[START OF Dataset]

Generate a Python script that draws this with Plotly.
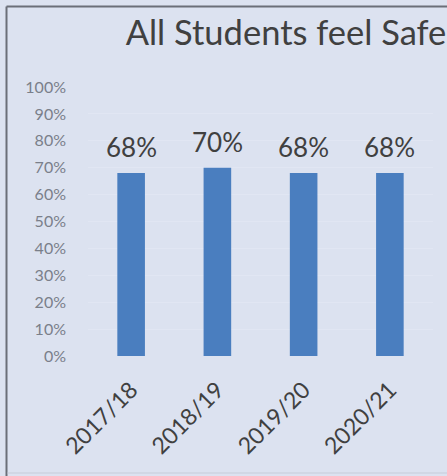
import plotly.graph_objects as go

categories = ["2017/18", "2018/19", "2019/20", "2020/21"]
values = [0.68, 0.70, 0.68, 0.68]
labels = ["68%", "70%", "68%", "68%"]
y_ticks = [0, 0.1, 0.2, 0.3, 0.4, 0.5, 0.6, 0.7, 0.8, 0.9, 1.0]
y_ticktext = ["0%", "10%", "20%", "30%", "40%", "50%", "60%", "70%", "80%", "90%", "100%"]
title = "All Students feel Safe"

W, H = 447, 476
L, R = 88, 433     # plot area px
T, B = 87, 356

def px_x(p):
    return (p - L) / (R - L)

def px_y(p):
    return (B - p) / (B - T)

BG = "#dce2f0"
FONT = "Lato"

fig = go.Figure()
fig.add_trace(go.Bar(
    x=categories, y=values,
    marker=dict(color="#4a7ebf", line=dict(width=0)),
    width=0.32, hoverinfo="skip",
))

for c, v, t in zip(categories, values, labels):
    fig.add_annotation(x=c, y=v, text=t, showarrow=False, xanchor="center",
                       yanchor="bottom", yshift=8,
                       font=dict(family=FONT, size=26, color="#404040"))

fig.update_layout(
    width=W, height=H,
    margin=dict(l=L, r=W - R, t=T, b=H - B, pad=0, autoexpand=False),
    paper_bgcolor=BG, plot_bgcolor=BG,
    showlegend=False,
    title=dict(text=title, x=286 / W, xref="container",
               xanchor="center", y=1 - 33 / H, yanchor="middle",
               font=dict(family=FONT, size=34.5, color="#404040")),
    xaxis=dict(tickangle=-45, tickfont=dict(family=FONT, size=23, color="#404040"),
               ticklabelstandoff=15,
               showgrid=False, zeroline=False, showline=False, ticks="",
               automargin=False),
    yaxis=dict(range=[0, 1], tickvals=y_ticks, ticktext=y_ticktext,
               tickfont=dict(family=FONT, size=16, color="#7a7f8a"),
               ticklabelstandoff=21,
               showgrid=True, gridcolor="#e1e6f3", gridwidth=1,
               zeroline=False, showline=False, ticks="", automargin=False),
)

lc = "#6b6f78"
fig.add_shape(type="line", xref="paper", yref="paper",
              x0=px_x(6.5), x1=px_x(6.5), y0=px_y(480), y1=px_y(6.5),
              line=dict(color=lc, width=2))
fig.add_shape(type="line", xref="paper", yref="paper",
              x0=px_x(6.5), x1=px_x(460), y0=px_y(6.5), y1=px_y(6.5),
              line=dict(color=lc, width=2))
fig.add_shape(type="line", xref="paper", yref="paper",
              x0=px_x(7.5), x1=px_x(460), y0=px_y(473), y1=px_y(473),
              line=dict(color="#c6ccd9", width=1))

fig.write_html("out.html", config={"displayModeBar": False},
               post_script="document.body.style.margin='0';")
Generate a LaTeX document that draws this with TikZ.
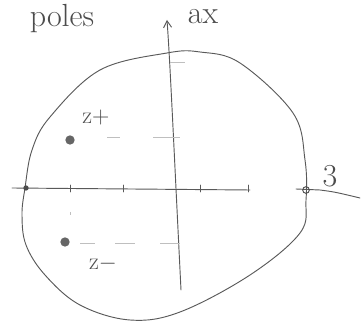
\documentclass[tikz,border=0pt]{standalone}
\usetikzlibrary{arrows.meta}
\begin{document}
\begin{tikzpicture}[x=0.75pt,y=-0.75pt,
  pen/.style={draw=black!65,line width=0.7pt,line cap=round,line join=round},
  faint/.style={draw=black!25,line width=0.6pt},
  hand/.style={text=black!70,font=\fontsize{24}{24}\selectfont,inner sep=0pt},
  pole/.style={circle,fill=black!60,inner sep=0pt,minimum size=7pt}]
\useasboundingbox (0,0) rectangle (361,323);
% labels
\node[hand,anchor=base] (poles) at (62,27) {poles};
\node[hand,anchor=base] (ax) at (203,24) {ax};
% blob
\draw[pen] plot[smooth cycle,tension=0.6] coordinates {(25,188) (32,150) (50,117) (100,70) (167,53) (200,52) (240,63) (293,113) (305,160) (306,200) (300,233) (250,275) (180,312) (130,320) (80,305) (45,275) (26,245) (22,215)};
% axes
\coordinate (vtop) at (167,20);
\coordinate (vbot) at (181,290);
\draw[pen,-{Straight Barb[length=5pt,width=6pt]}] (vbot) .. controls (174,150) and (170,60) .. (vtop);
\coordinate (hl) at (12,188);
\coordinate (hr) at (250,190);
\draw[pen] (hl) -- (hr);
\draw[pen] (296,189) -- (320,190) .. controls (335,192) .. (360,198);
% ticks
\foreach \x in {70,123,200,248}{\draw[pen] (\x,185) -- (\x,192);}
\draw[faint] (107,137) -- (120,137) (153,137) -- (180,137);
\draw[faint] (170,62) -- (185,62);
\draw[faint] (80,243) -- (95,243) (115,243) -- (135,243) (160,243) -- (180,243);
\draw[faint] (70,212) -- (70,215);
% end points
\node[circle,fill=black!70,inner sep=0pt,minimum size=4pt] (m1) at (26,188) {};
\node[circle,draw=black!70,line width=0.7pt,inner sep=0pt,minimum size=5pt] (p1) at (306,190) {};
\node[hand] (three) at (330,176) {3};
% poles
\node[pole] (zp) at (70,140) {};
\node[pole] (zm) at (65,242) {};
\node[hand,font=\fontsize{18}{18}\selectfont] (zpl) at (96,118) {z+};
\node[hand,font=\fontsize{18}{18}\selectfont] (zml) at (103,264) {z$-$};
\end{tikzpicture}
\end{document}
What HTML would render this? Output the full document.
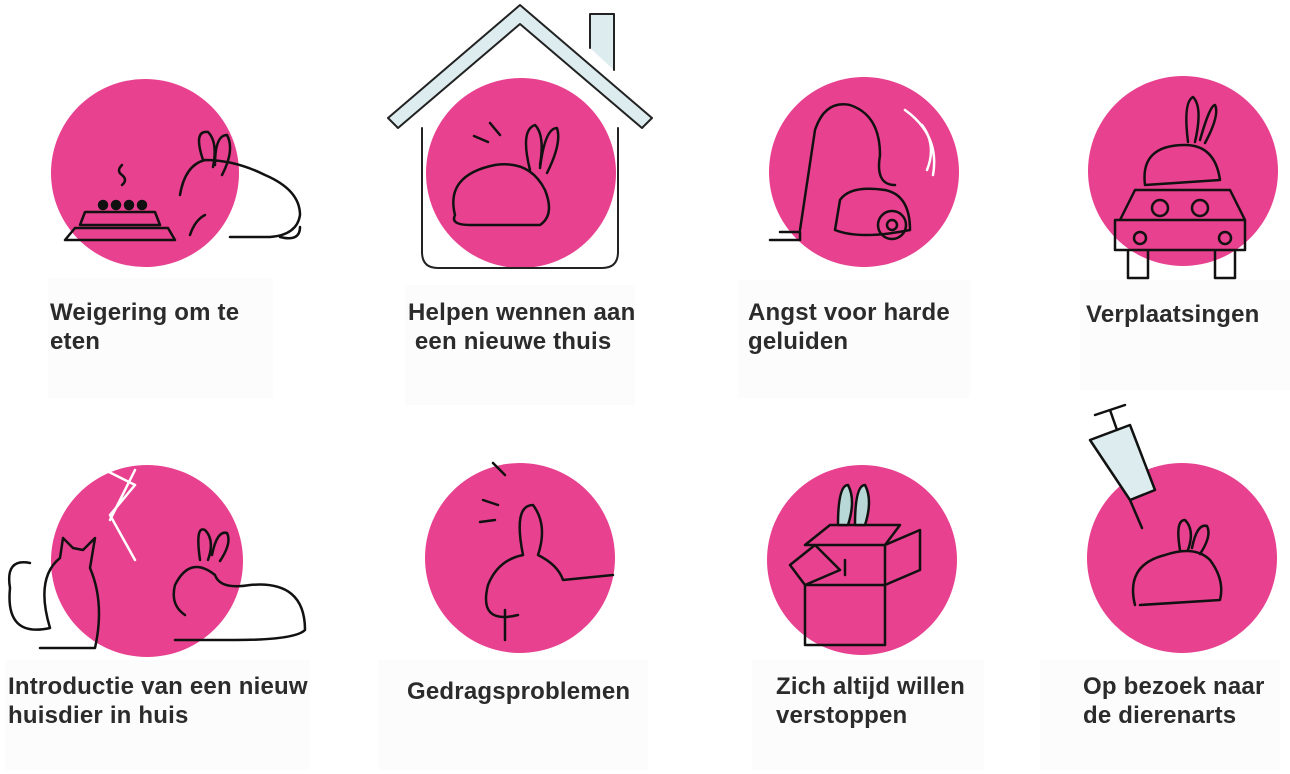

[END OF Dataset]

Your goal - All records should be output exactly, with the pictures left out.

Exercise solution -
Generate a Python script that draws this with Plotly.
import plotly.graph_objects as go

categories = ["2017/18", "2018/19", "2019/20", "2020/21"]
values = [0.68, 0.70, 0.68, 0.68]
labels = ["68%", "70%", "68%", "68%"]
y_ticks = [0, 0.1, 0.2, 0.3, 0.4, 0.5, 0.6, 0.7, 0.8, 0.9, 1.0]
y_ticktext = ["0%", "10%", "20%", "30%", "40%", "50%", "60%", "70%", "80%", "90%", "100%"]
title = "All Students feel Safe"

W, H = 447, 476
L, R = 88, 433     # plot area px
T, B = 87, 356

def px_x(p):
    return (p - L) / (R - L)

def px_y(p):
    return (B - p) / (B - T)

BG = "#dce2f0"
FONT = "Lato"

fig = go.Figure()
fig.add_trace(go.Bar(
    x=categories, y=values,
    marker=dict(color="#4a7ebf", line=dict(width=0)),
    width=0.32, hoverinfo="skip",
))

for c, v, t in zip(categories, values, labels):
    fig.add_annotation(x=c, y=v, text=t, showarrow=False, xanchor="center",
                       yanchor="bottom", yshift=8,
                       font=dict(family=FONT, size=26, color="#404040"))

fig.update_layout(
    width=W, height=H,
    margin=dict(l=L, r=W - R, t=T, b=H - B, pad=0, autoexpand=False),
    paper_bgcolor=BG, plot_bgcolor=BG,
    showlegend=False,
    title=dict(text=title, x=286 / W, xref="container",
               xanchor="center", y=1 - 33 / H, yanchor="middle",
               font=dict(family=FONT, size=34.5, color="#404040")),
    xaxis=dict(tickangle=-45, tickfont=dict(family=FONT, size=23, color="#404040"),
               ticklabelstandoff=15,
               showgrid=False, zeroline=False, showline=False, ticks="",
               automargin=False),
    yaxis=dict(range=[0, 1], tickvals=y_ticks, ticktext=y_ticktext,
               tickfont=dict(family=FONT, size=16, color="#7a7f8a"),
               ticklabelstandoff=21,
               showgrid=True, gridcolor="#e1e6f3", gridwidth=1,
               zeroline=False, showline=False, ticks="", automargin=False),
)

lc = "#6b6f78"
fig.add_shape(type="line", xref="paper", yref="paper",
              x0=px_x(6.5), x1=px_x(6.5), y0=px_y(480), y1=px_y(6.5),
              line=dict(color=lc, width=2))
fig.add_shape(type="line", xref="paper", yref="paper",
              x0=px_x(6.5), x1=px_x(460), y0=px_y(6.5), y1=px_y(6.5),
              line=dict(color=lc, width=2))
fig.add_shape(type="line", xref="paper", yref="paper",
              x0=px_x(7.5), x1=px_x(460), y0=px_y(473), y1=px_y(473),
              line=dict(color="#c6ccd9", width=1))

fig.write_html("out.html", config={"displayModeBar": False},
               post_script="document.body.style.margin='0';")
Generate a LaTeX document that draws this with TikZ.
\documentclass[tikz,border=0pt]{standalone}
\usetikzlibrary{arrows.meta}
\begin{document}
\begin{tikzpicture}[x=0.75pt,y=-0.75pt,
  pen/.style={draw=black!65,line width=0.7pt,line cap=round,line join=round},
  faint/.style={draw=black!25,line width=0.6pt},
  hand/.style={text=black!70,font=\fontsize{24}{24}\selectfont,inner sep=0pt},
  pole/.style={circle,fill=black!60,inner sep=0pt,minimum size=7pt}]
\useasboundingbox (0,0) rectangle (361,323);
% labels
\node[hand,anchor=base] (poles) at (62,27) {poles};
\node[hand,anchor=base] (ax) at (203,24) {ax};
% blob
\draw[pen] plot[smooth cycle,tension=0.6] coordinates {(25,188) (32,150) (50,117) (100,70) (167,53) (200,52) (240,63) (293,113) (305,160) (306,200) (300,233) (250,275) (180,312) (130,320) (80,305) (45,275) (26,245) (22,215)};
% axes
\coordinate (vtop) at (167,20);
\coordinate (vbot) at (181,290);
\draw[pen,-{Straight Barb[length=5pt,width=6pt]}] (vbot) .. controls (174,150) and (170,60) .. (vtop);
\coordinate (hl) at (12,188);
\coordinate (hr) at (250,190);
\draw[pen] (hl) -- (hr);
\draw[pen] (296,189) -- (320,190) .. controls (335,192) .. (360,198);
% ticks
\foreach \x in {70,123,200,248}{\draw[pen] (\x,185) -- (\x,192);}
\draw[faint] (107,137) -- (120,137) (153,137) -- (180,137);
\draw[faint] (170,62) -- (185,62);
\draw[faint] (80,243) -- (95,243) (115,243) -- (135,243) (160,243) -- (180,243);
\draw[faint] (70,212) -- (70,215);
% end points
\node[circle,fill=black!70,inner sep=0pt,minimum size=4pt] (m1) at (26,188) {};
\node[circle,draw=black!70,line width=0.7pt,inner sep=0pt,minimum size=5pt] (p1) at (306,190) {};
\node[hand] (three) at (330,176) {3};
% poles
\node[pole] (zp) at (70,140) {};
\node[pole] (zm) at (65,242) {};
\node[hand,font=\fontsize{18}{18}\selectfont] (zpl) at (96,118) {z+};
\node[hand,font=\fontsize{18}{18}\selectfont] (zml) at (103,264) {z$-$};
\end{tikzpicture}
\end{document}
What HTML would render this? Output the full document.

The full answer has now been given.